Religion

Algérie. Les ibadites, penseurs de la réforme de l’islam

L’historien Augustin Jomier a étudié les évolutions doctrinaires des oulémas ibadites implantés à la fin du XIXe siècle dans les communautés berbères du nord du Sahara. Il éclaire d’un jour nouveau les relations des religieux avec le pouvoir colonial puis avec le Front de libération nationale (FLN).

Ghardaïa, « capitale » du M’zab, fondée par les ibadites au XIe siècle, ca. 1920

Le réformisme musulman a gagné le M’zab, une région désertique du sud de l’Algérie, il y a presque un siècle, et c’est à l’histoire de son implantation et de son développement qu’est consacré un ouvrage savant tiré d’une thèse soutenue à l’université du Mans, qui a obtenu le prix 2021 du premier livre de la chaire d’études sur le fait religieux de Sciences Po Paris.

Les sept ksars, des villages fortifiés alignés le long de l’oued Mzab et peuplés par moins de 60 000 Berbères, ont une forte originalité. Avec le djebel Nefoussa en Libye, l’ile de Djerba en Tunisie, ces villages du M’zab ont été les refuges de l’ibadisme maghrébin, une école méconnue de l’islam apparue dans la succession tumultueuse qui a suivi la mort du troisième calife au VIIe siècle.

Pendant près de 150 ans, la doctrine s’est incarnée dans un État, l’imamat rustumide, qui a dominé le Maghreb et le sud de la péninsule Arabique. Les Omanais sont encore en majorité ibadites. La colonisation qui annexe le M’zab à l’Algérie française en 1882 bouleverse le statu quo, notamment religieux, inverse les flux commerciaux du sud vers la Méditerranée ; le pouvoir qui était local, loin d’Alger et de la suzeraineté ottomane, passe aux mains des officiers français des territoires militaires du sud qui l’exercent de loin.

Un usage religieux et de pouvoir

Face à eux, les oulémas — les savants musulmans — habitués à circuler entre Le Caire, Tunis, Alger et le M’zab, s’emparent peu à peu de l’idée de la réforme musulmane qui gagne alors le monde islamique et en font un usage à la fois religieux et de pouvoir. Ils s’affrontent aux conservateurs qui refusent les innovations et s’accommodent tant bien que mal du pouvoir colonial dans un jeu parsemé d’ambiguïtés.

De nombreux progrès matériels bousculent la vie quotidienne, de la poste au télégramme ou à la presse, que les uns acceptent et que les autres récusent.
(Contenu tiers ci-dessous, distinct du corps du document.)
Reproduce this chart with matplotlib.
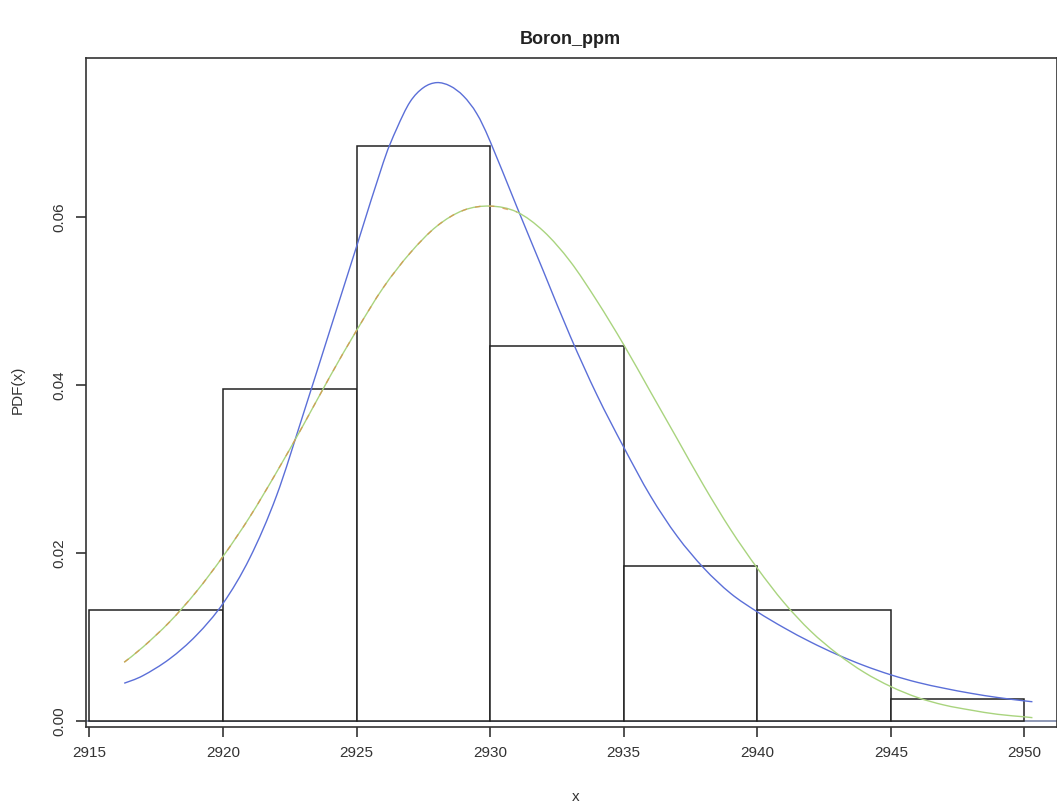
import matplotlib
matplotlib.use("Agg")
import matplotlib.pyplot as plt
from matplotlib.path import Path
from matplotlib.patches import PathPatch

plt.rcParams['font.family'] = ['Liberation Sans', 'DejaVu Sans']

# histogram (density), bins of width 5
bin_left = [2915, 2920, 2925, 2930, 2935, 2940, 2945]
density = [0.0132, 0.0395, 0.0684, 0.0447, 0.0184, 0.0132, 0.0026]

# blue fitted curve
blue_x = [2916.3, 2917, 2918, 2919, 2920, 2921, 2922, 2923, 2924, 2925, 2926,
          2926.5, 2927, 2927.5, 2928, 2928.5, 2929, 2929.5, 2930, 2931, 2932,
          2933, 2934, 2935, 2936, 2937, 2938, 2939, 2940, 2941, 2942, 2943,
          2944, 2945, 2946, 2947, 2948, 2949, 2950, 2950.3]
blue_y = [0.0045, 0.0054, 0.0074, 0.0102, 0.0140, 0.0194, 0.0268, 0.0365, 0.0465,
          0.0565, 0.0665, 0.0705, 0.0737, 0.0754, 0.0760, 0.0756, 0.0744, 0.0723,
          0.0690, 0.0612, 0.0535, 0.0458, 0.0388, 0.0326, 0.0268, 0.0220, 0.0182,
          0.0152, 0.0130, 0.0111, 0.0094, 0.0079, 0.0066, 0.0055, 0.0046, 0.0039,
          0.0033, 0.0028, 0.0024, 0.0023]

# green/orange fitted curve
green_x = [2916.3, 2917, 2918, 2919, 2920, 2921, 2922, 2923, 2924, 2925, 2926,
           2927, 2928, 2929, 2930, 2931, 2932, 2933, 2934, 2935, 2936, 2937,
           2938, 2939, 2940, 2941, 2942, 2943, 2944, 2945, 2946, 2947, 2948,
           2949, 2950, 2950.3]
green_y = [0.0070, 0.0088, 0.0118, 0.0154, 0.0196, 0.0243, 0.0296, 0.0352, 0.0410,
           0.0465, 0.0516, 0.0557, 0.0589, 0.0608, 0.0613, 0.0606, 0.0583, 0.0547,
           0.0500, 0.0448, 0.0392, 0.0336, 0.0280, 0.0228, 0.0182, 0.0141, 0.0107,
           0.0080, 0.0058, 0.0041, 0.0028, 0.0019, 0.0013, 0.0008, 0.0005, 0.0004]

x_ticks = [2915, 2920, 2925, 2930, 2935, 2940, 2945, 2950]
y_ticks = [0.00, 0.02, 0.04, 0.06]


def smooth_path(xs, ys):
    # bezier path through the points (catmull-rom style handles)
    n = len(xs)
    verts = [(xs[0], ys[0])]
    codes = [Path.MOVETO]
    for i in range(n - 1):
        a = max(i - 1, 0)
        b = min(i + 2, n - 1)
        c1 = (xs[i] + (xs[i + 1] - xs[a]) / 6, ys[i] + (ys[i + 1] - ys[a]) / 6)
        c2 = (xs[i + 1] - (xs[b] - xs[i]) / 6, ys[i + 1] - (ys[b] - ys[i]) / 6)
        verts += [c1, c2, (xs[i + 1], ys[i + 1])]
        codes += [Path.CURVE4] * 3
    return Path(verts, codes)


fig = plt.figure(figsize=(10.57, 8.09), dpi=100)
ax = fig.add_axes([86 / 1057, 1 - 727 / 809, 1 - 86 / 1057, (727 - 58) / 809])

ax.axhline(0, color='#7a86a8', lw=1.2, zorder=1)
ax.bar(bin_left, density, width=5, align='edge', facecolor='white',
       edgecolor='#222222', lw=1.1, zorder=2)

ax.add_patch(PathPatch(smooth_path(blue_x, blue_y), fill=False,
                       edgecolor='#5b6fd8', lw=1.0, zorder=3))
ax.add_patch(PathPatch(smooth_path(green_x, green_y), fill=False,
                       edgecolor='#a9d47e', lw=1.0, zorder=3))
# orange flecks along the left part of the second curve
ax.add_patch(PathPatch(smooth_path(green_x[:16], green_y[:16]), fill=False,
                       edgecolor='#d99048', lw=1.0, zorder=4,
                       linestyle=(0, (4, 6)), alpha=0.75))

ax.set_xlim(2914.87, 2951.22)
ax.set_ylim(-0.00071, 0.07893)

ax.set_xticks(x_ticks)
ax.set_xticklabels([str(t) for t in x_ticks], fontsize=11)
ax.set_yticks(y_ticks)
ax.set_yticklabels(['%.2f' % t for t in y_ticks], fontsize=11, rotation=90,
                   va='center')
ax.tick_params(axis='both', direction='out', length=7, width=1.1, pad=7,
               colors='#222222', labelcolor='#333333')
for side in ['left', 'bottom', 'top', 'right']:
    ax.spines[side].set_color('#333333')
    ax.spines[side].set_linewidth(1.2)

fig.text(18 / 1057, 1 - 390 / 809, 'PDF(x)', rotation=90, ha='center',
         va='center', fontsize=11, color='#333333')
fig.text(576 / 1057, 1 - 797 / 809, 'x', ha='center', va='center',
         fontsize=11, color='#333333')
fig.text(570 / 1057, 1 - 40 / 809, 'Boron_ppm', ha='center', va='center',
         fontsize=13, fontweight='bold', color='#222222')

fig.savefig('out.png', dpi=100)
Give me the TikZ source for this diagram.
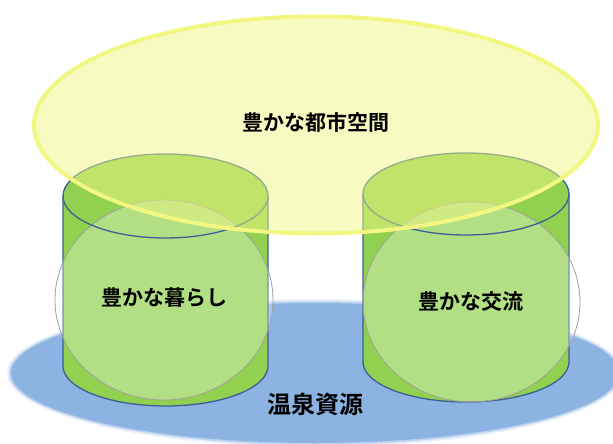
\documentclass[tikz,border=0pt]{standalone}
\usepackage{fontspec}
\newfontfamily\jpfont{Noto Sans CJK JP}[BoldFont={Noto Sans CJK JP Bold}]
\definecolor{spring}{RGB}{141,179,226}
\definecolor{leaf}{RGB}{146,208,80}
\definecolor{rim}{RGB}{60,95,150}
\definecolor{cityfill}{RGB}{239,247,131}
\definecolor{cityline}{RGB}{241,247,128}
\begin{document}
\begin{tikzpicture}[x=1pt, y=-1pt,
    cyl/.style={fill=leaf},
    cylrim/.style={draw=rim, line width=1.3pt},
    ring/.style={fill=white, fill opacity=0.3, draw=gray!75, line width=0.8pt},
    lbl/.style={font=\jpfont\bfseries\fontsize{21}{21}\selectfont, inner sep=0pt}]
    \useasboundingbox (0,0) rectangle (613,444);

    % hot spring base
    \fill[spring, opacity=0.2] (315,373) ellipse [x radius=308, y radius=74];
    \fill[spring, opacity=0.45] (315,373) ellipse [x radius=306, y radius=72];
    \fill[spring] (315,373) ellipse [x radius=304, y radius=70];

    % left cylinder
    \fill[cyl] (165.5,366) ellipse [x radius=102.5, y radius=40];
    \fill[cyl] (63,196) rectangle (268,366);
    \fill[cyl] (165.5,196) ellipse [x radius=102.5, y radius=42];
    \draw[cylrim] (63,196) -- (63,366) arc [start angle=180, end angle=0, x radius=102.5, y radius=40] -- (268,196);

    % right cylinder
    \fill[cyl] (466,362) ellipse [x radius=103, y radius=40];
    \fill[cyl] (363,194) rectangle (569,362);
    \fill[cyl] (466,194) ellipse [x radius=103, y radius=41];
    \draw[cylrim] (363,194) -- (363,362) arc [start angle=180, end angle=0, x radius=103, y radius=40] -- (569,194);

    % circles
    \draw[ring] (164,300) ellipse [x radius=109, y radius=100];
    \draw[ring] (471.5,302) ellipse [x radius=108.5, y radius=100];

    \draw[cylrim] (165.5,196) ellipse [x radius=102.5, y radius=42];
    \draw[cylrim] (466,194) ellipse [x radius=103, y radius=41];

    % city space
    \fill[cityfill, opacity=0.5] (316,125) ellipse [x radius=282, y radius=108.5];
    \draw[cityline, line width=4pt] (316,125) ellipse [x radius=282, y radius=108.5];

    \node[lbl] (city) at (316,122) {豊かな都市空間};
    \node[lbl] (life) at (164,298) {豊かな暮らし};
    \node[lbl] (meet) at (471,302) {豊かな交流};
    \node[lbl, font=\jpfont\bfseries\fontsize{24}{24}\selectfont] (spa) at (315,404) {温泉資源};
\end{tikzpicture}
\end{document}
Mais surtout, le réformisme ibadite s’articule avec le mouvement des Oulémas musulmans d’Algérie (OUMA) apparu en 1932, sunnite et de rite malékite — doctrinalement différent donc — qui bientôt dominera l’imaginaire algérien et fournira au FLN en lutte contre la France une grande partie de son idéologie.

Ce rapprochement facilitera l’intégration du M’zab dans l’Algérie indépendante. Augustin Jomier, historien et arabisant, a utilisé des sources arabes et européennes pour renouveler notre compréhension de la colonisation en Algérie, de la capacité des Algériens à l’utiliser pour faire avancer leurs intérêts et ceux de leur pays. Loin des approches en noir et blanc des thuriféraires, il montre la complexité du réel à partir d’une minorité ethnique, les Mozabites, qui représentent moins de 1 % de la population algérienne, mais offrent un kaléidoscope fascinant de l’évolution du pays au siècle dernier.